Altro obbligo per chi intenda utilizzare un documento straniero nel nostro paese è il deposito presso un notaio o presso un archivio notarile e la sua traduzione in lingua italiana. Per le procure, però, l’onere di deposito è assolto con l’allegazione all’atto notarile, contestualmente alla quale il notaio, per conto dell’interessato, provvederà se del caso anche a “regolarizzare” il documento sotto l’aspetto fiscale”.

Cosa attenderci per il futuro prossimo?

“Il notariato latino e in particolar modo quello italiano è attivo da oltre un secolo su questi aspetti e ha da sempre rappresentato l’unico strumento per superare gli steccati che talora ostacolano i traffici economici, in special modo per quanto concerne le difficoltà che talora possono insorgere nel far incontrare domanda e offerta tra cittadini aventi diverse culture e cittadinanze.

Alcuni settori, specialmente in campo europeo, devono nondimeno essere implementati. Un sistema economico maturo e internazionale postula una più stretta collaborazione tra Stati proprio negli aspetti che si pongono quotidianamente all’attenzione degli operatori economici, mira a ridurre gli spazi d’incertezza ed assicura e garantisce la rapidità dei traffici, soltanto se coniugata alla loro sicurezza ed affidabilità”.

Per esempio?

“Penso alla lotta al riciclaggio, che non può essere più condotta soltanto con lo sguardo alle dinamiche interne e che richiede l’abolizione di quelle forme societarie che talora, all’estero, consentono la circolazione di capitali anche ragguardevoli senza alcuna forma di controllo.

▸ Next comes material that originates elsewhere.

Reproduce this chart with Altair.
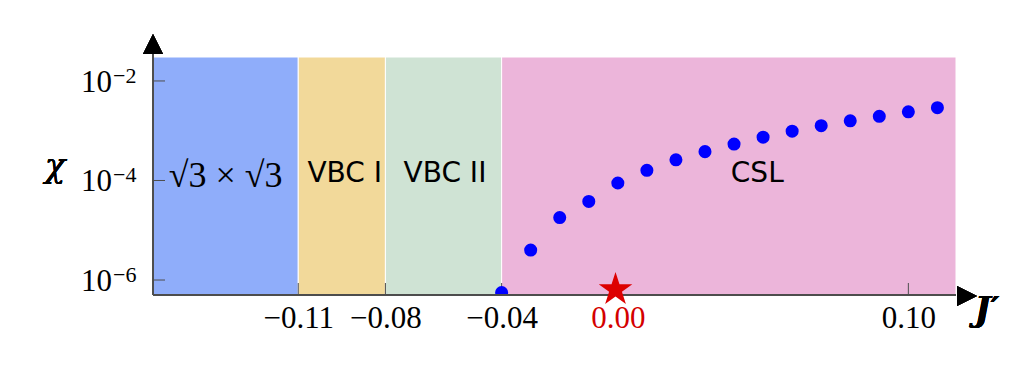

Mi riferisco anche ad una più efficace e rapida circolazione dei flussi informativi, con la creazione di un Registro delle Imprese Europeo, oppure alla rapida e sicura consultabilità dei Registri degli stati della Comunità Europea da parte dei notai di ogni paese aderente, sistema oggi soltanto accennato per alcuni stati membri e da ottimizzare.

Oppure a un sistema di interscambio della documentazione con modalità digitali tra i notariati dei vari Paesi”.

Non bisogna però trascurare le problematiche connesse alla digitalizzazione.

“Sicuramente occorre tenere in considerazione la vera e propria sfida costituita dalle cripto-valute, laddove si dovesse diffondere un loro utilizzo finalizzato non soltanto a indebiti risparmi d’imposta.

La digitalizzazione, del resto, ha visto il notariato aprire la strada al titolo digitale con almeno un decennio d’anticipo rispetto alla sua diffusione anche in altri settori.

Il processo di armonizzazione dei sistemi giuridici e di collaborazione economica con gli altri paesi è ancora agli albori e potrebbe essere implementato a vantaggio dell’intero sistema soltanto se si decidesse di governarlo attraverso poche e semplici riforme organiche, concordate anche con gli altri paesi europei e non subìte”.